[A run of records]
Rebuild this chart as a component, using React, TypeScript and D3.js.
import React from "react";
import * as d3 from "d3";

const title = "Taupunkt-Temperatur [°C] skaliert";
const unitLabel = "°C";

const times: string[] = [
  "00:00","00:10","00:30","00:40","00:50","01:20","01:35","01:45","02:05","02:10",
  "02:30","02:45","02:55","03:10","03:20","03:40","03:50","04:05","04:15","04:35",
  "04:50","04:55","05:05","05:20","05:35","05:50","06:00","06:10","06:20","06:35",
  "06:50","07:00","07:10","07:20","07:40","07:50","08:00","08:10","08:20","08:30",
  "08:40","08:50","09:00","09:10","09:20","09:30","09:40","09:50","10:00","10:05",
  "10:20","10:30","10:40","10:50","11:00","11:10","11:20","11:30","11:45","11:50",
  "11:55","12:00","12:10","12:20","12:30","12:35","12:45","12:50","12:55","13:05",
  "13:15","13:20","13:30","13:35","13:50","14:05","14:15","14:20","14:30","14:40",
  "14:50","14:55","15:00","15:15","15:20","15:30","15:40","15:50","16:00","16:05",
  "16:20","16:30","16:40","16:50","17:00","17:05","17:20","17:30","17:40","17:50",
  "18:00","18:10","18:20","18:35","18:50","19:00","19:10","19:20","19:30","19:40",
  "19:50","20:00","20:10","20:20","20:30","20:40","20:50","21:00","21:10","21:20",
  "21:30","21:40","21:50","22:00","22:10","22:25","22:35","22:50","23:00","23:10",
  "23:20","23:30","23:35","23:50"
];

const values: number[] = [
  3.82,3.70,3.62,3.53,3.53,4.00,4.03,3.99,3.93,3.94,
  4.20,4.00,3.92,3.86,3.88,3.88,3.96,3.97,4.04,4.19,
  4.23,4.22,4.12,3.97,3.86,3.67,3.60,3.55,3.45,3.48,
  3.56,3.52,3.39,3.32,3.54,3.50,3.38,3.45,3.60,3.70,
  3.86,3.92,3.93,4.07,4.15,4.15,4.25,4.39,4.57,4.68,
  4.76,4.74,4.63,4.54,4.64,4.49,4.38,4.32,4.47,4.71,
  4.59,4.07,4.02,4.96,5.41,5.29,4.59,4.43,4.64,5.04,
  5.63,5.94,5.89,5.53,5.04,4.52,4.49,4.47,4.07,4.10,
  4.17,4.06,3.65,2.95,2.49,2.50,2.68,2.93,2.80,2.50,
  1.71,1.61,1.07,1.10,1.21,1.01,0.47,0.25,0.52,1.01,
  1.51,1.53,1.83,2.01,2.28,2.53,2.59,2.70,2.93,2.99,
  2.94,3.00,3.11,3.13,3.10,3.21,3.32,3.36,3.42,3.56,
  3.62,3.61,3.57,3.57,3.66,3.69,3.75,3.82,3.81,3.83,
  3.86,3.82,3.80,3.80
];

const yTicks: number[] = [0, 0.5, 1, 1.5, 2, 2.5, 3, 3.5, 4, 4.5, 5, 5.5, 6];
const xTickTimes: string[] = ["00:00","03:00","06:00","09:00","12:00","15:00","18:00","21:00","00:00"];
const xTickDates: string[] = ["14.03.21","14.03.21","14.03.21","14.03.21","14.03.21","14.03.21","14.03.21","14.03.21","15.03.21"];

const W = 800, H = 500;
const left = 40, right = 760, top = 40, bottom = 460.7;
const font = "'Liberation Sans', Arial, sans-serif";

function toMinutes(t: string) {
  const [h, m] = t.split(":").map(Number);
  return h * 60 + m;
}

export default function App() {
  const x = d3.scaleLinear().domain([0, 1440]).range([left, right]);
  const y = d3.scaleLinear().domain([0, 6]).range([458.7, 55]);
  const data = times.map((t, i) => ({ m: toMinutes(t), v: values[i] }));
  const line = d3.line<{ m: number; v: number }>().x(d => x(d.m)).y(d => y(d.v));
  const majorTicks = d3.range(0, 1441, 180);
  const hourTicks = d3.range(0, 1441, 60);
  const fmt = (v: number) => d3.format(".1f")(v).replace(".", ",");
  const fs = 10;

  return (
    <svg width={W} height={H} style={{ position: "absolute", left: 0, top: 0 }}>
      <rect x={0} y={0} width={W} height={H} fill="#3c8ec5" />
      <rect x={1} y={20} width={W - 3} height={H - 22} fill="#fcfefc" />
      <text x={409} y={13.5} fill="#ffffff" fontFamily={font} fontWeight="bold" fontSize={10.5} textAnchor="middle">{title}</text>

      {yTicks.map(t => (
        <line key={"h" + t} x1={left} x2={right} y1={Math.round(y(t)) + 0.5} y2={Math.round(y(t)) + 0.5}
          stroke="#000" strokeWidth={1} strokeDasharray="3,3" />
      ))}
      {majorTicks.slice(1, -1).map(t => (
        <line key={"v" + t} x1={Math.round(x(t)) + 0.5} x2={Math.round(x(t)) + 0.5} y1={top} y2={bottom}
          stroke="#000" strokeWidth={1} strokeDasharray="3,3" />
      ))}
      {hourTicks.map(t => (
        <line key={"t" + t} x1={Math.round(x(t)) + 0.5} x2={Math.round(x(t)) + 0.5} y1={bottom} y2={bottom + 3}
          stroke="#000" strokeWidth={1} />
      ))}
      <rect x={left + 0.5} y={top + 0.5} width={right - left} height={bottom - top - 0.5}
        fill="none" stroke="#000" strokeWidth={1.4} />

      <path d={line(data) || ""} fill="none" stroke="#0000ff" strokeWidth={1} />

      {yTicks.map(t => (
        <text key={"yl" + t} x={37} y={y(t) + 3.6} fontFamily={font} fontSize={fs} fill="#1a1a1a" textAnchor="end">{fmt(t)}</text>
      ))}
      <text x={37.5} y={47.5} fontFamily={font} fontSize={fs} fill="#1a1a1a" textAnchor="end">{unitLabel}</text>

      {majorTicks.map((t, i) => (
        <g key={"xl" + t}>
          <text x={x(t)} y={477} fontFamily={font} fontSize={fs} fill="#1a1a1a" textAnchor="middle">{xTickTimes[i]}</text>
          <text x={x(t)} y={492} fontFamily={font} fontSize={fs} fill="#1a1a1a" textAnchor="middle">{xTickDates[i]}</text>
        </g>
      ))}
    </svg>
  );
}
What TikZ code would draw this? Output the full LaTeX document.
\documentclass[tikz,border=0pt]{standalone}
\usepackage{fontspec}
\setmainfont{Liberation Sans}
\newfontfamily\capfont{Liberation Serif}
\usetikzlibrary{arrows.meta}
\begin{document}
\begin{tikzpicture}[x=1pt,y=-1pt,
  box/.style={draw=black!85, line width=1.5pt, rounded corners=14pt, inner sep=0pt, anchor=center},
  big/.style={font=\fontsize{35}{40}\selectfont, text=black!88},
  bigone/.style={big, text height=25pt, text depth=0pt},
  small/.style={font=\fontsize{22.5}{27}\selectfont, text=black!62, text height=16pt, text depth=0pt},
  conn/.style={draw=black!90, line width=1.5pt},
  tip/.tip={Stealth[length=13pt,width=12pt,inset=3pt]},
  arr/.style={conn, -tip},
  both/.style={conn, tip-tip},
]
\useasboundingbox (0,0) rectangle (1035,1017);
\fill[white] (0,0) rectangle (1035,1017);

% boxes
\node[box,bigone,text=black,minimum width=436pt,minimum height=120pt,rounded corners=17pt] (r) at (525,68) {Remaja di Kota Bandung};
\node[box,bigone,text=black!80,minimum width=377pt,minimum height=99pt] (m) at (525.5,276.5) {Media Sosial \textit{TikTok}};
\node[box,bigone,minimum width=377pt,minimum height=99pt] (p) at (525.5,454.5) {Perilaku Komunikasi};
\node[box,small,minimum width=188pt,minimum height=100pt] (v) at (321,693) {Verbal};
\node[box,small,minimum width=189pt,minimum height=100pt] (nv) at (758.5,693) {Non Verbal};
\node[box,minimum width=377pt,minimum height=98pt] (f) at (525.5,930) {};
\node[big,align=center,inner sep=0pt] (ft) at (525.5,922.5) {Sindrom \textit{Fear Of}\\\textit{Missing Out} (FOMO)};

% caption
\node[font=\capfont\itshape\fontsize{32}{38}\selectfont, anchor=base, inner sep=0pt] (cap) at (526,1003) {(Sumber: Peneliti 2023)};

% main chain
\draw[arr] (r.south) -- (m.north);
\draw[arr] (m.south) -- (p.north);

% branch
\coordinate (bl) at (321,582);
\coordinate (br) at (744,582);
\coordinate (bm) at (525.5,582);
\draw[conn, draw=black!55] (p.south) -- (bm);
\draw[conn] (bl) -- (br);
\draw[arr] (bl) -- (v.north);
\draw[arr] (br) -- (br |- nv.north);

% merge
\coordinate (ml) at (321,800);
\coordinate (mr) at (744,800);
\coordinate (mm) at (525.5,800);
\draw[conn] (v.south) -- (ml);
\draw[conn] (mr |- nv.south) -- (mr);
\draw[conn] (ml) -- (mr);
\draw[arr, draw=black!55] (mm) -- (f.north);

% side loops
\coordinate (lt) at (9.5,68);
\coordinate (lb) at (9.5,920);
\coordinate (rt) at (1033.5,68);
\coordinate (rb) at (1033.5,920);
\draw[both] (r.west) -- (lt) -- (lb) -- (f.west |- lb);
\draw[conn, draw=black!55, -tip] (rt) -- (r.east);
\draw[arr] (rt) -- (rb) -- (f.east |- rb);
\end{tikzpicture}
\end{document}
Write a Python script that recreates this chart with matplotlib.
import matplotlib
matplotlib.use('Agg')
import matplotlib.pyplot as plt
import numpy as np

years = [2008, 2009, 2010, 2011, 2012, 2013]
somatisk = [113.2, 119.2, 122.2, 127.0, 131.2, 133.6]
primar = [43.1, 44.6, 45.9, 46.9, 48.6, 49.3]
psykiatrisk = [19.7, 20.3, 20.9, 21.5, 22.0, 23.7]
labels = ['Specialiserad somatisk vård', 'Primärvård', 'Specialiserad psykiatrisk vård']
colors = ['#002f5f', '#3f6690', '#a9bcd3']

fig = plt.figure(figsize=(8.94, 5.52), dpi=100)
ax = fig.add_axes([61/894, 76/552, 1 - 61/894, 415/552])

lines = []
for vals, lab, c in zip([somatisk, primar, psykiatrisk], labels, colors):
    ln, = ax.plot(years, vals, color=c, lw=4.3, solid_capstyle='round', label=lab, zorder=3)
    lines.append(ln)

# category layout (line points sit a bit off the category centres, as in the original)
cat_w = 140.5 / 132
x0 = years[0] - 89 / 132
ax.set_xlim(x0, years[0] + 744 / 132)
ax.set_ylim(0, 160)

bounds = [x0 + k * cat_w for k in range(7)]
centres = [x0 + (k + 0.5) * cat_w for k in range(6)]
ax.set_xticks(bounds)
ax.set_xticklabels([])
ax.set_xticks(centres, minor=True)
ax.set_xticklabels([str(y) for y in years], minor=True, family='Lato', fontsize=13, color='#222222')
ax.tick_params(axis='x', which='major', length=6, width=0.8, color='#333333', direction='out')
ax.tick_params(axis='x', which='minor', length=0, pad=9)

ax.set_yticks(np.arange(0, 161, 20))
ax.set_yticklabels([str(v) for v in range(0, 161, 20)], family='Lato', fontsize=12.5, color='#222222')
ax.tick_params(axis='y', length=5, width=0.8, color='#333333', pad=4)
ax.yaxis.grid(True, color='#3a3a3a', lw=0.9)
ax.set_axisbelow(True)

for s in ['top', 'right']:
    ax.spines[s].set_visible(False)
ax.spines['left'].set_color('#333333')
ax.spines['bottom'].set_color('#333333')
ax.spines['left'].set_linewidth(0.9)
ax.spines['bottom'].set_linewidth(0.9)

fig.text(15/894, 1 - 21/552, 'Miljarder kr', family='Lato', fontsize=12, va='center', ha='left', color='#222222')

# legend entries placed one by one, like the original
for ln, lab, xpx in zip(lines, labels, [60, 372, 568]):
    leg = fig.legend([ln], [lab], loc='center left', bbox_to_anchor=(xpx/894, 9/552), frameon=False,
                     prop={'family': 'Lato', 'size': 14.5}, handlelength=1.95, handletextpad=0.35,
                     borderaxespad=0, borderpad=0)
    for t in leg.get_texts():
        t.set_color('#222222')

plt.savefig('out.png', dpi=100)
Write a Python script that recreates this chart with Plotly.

EXERCISE TASK:
Everything from the line that contains "Write a Python script that recreates this chart with matplotlib." to the line that contains "ax.tick_params(axis='x', which='minor', length=0, pad=9)" must be transcribed exactly, both end lines included.

EXPECTED ANSWER:
Write a Python script that recreates this chart with matplotlib.
import matplotlib
matplotlib.use('Agg')
import matplotlib.pyplot as plt
import numpy as np

years = [2008, 2009, 2010, 2011, 2012, 2013]
somatisk = [113.2, 119.2, 122.2, 127.0, 131.2, 133.6]
primar = [43.1, 44.6, 45.9, 46.9, 48.6, 49.3]
psykiatrisk = [19.7, 20.3, 20.9, 21.5, 22.0, 23.7]
labels = ['Specialiserad somatisk vård', 'Primärvård', 'Specialiserad psykiatrisk vård']
colors = ['#002f5f', '#3f6690', '#a9bcd3']

fig = plt.figure(figsize=(8.94, 5.52), dpi=100)
ax = fig.add_axes([61/894, 76/552, 1 - 61/894, 415/552])

lines = []
for vals, lab, c in zip([somatisk, primar, psykiatrisk], labels, colors):
    ln, = ax.plot(years, vals, color=c, lw=4.3, solid_capstyle='round', label=lab, zorder=3)
    lines.append(ln)

# category layout (line points sit a bit off the category centres, as in the original)
cat_w = 140.5 / 132
x0 = years[0] - 89 / 132
ax.set_xlim(x0, years[0] + 744 / 132)
ax.set_ylim(0, 160)

bounds = [x0 + k * cat_w for k in range(7)]
centres = [x0 + (k + 0.5) * cat_w for k in range(6)]
ax.set_xticks(bounds)
ax.set_xticklabels([])
ax.set_xticks(centres, minor=True)
ax.set_xticklabels([str(y) for y in years], minor=True, family='Lato', fontsize=13, color='#222222')
ax.tick_params(axis='x', which='major', length=6, width=0.8, color='#333333', direction='out')
ax.tick_params(axis='x', which='minor', length=0, pad=9)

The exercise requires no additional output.